Interest Expense. Interest expense increased $263,000, or 8.4%, for the
nine-month period ended March 31, 2000 compared to the same period last year.
The increase was primarily due to an increase of $376,000 in the interest paid
on borrowed funds as a result of utilizing borrowings from the Federal Home Loan
Bank to fund the purchase of additional investment securities and to fund loan
growth. The increase was offset by a $113,000 decrease in interest expense on
deposits in part due to the decrease in the interest rate paid on NOW accounts.

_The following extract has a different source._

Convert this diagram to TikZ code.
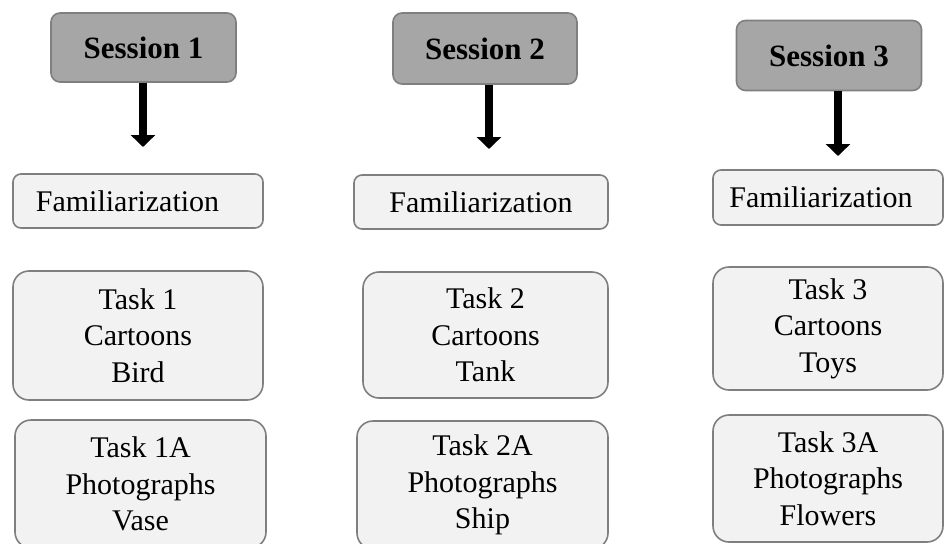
\documentclass[tikz,border=0pt]{standalone}
\usepackage{fontspec}
\setmainfont{Liberation Serif}
\usetikzlibrary{arrows.meta}

\definecolor{sessfill}{HTML}{A6A6A6}
\definecolor{boxfill}{HTML}{F2F2F2}
\definecolor{boxline}{HTML}{7F7F7F}

\tikzset{
    sessbox/.style={draw=boxline, fill=sessfill, line width=1.6pt, rounded corners=9pt,
        font=\bfseries\fontsize{31}{36}\selectfont, align=center},
    famibox/.style={draw=boxline, fill=boxfill, line width=1.6pt, rounded corners=8pt,
        font=\fontsize{30}{35}\selectfont, align=center},
    taskbox/.style={draw=boxline, fill=boxfill, line width=1.6pt, rounded corners=16pt,
        font=\fontsize{30}{36.5}\selectfont, align=center},
    downarrow/.style={line width=8.5pt, -{Triangle[width=24pt, length=12pt]}}
}

\begin{document}
\begin{tikzpicture}[x=1pt, y=-1pt]
        \useasboundingbox (0, 0) rectangle (944, 543);
        \clip (0, 0) rectangle (944, 543);

        % Sessions
        \node[sessbox, minimum width=185pt, minimum height=69pt] (s1) at (143.5, 47.5) {Session 1};
        \node[sessbox, minimum width=184pt, minimum height=71pt] (s2) at (485, 48.5) {Session 2};
        \node[sessbox, minimum width=185pt, minimum height=70pt] (s3) at (829, 55.5) {Session 3};

        % Arrows below the sessions
        \coordinate (a1) at (143, 147);
        \coordinate (a2) at (489, 149);
        \coordinate (a3) at (838, 156);
        \draw[downarrow] (s1.south -| a1) -- (a1);
        \draw[downarrow] (s2.south -| a2) -- (a2);
        \draw[downarrow] (s3.south -| a3) -- (a3);

        % Familiarization (text sits a little left in boxes 1 and 3)
        \node[famibox, minimum width=250pt, minimum height=54pt] (f1) at (138, 201) {Familiarization\hspace*{21pt}};
        \node[famibox, minimum width=254pt, minimum height=54pt] (f2) at (481, 202) {Familiarization};
        \node[famibox, minimum width=230pt, minimum height=55pt] (f3) at (828, 197.5) {Familiarization\hspace*{14pt}};

        % Cartoon tasks
        \node[taskbox, minimum width=250pt, minimum height=129pt] (t1) at (138, 335.5) {Task 1\\Cartoons\\Bird};
        \node[taskbox, minimum width=245pt, minimum height=126pt] (t2) at (485.5, 335) {Task 2\\Cartoons\\Tank};
        \node[taskbox, minimum width=230pt, minimum height=123pt] (t3) at (828, 328.5) {Task 3\\Cartoons\\Toys};

        % Photograph tasks
        \node[taskbox, minimum width=251pt, minimum height=128pt] (ta1) at (140.5, 484) {Task 1A\\Photographs\\Vase};
        \node[taskbox, minimum width=251pt, minimum height=128pt] (ta2) at (482.5, 485) {Task 2A\\Photographs\\Ship};
        \node[taskbox, minimum width=230pt, minimum height=127pt] (ta3) at (828, 478.5) {Task 3A\\Photographs\\Flowers};
    \end{tikzpicture}
\end{document}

The increase was also offset by a decrease in the average balance of deposits of
$3.5 million, from $101.6 million for the period ended March 31, 1999 to $98.1
million for the period ended March 31, 2000, primarily due to the withdrawal of
$2.6 million by depositors to purchase stock in the Company's public offering in
December 1998.
Provision for Loan Losses. The Company's provision for loan losses
decreased $56,000 for the nine-month period ended March 31, 2000 from $65,000
for the nine-month period ended March 31, 1999 to $9,000 for the nine-month
period ended March 31, 2000. Increased and more efficient collection efforts
have maintained better control of the Association's delinquent accounts and thus
allowed the Association to maintain this level of allowance for loan losses.
10
<PAGE>
Non-interest Income. Non-interest income increased $9,000 for the
nine-month period ended March 31, 2000 compared to the same period the previous
year. The balance of the increase was attributable to modest increases in other
loan fees and service charges of $4,000 and a $5,000 increase in other
non-interest income for the nine-month period ended March 31, 2000 compared to
the same period the previous year.
Non-interest Expense. Non-interest expense decreased $409,000, or
14.1%, for the nine- month period ended March 31, 2000 compared to the
nine-month period ended March 31, 1999. The decrease was primarily due to the
one-time expense of funding the Security Savings Charitable Foundation in the
nine-month period ended March 31, 1999. Notwithstanding such expense, non-
interest expense would have increased $345,000, from the previous year period.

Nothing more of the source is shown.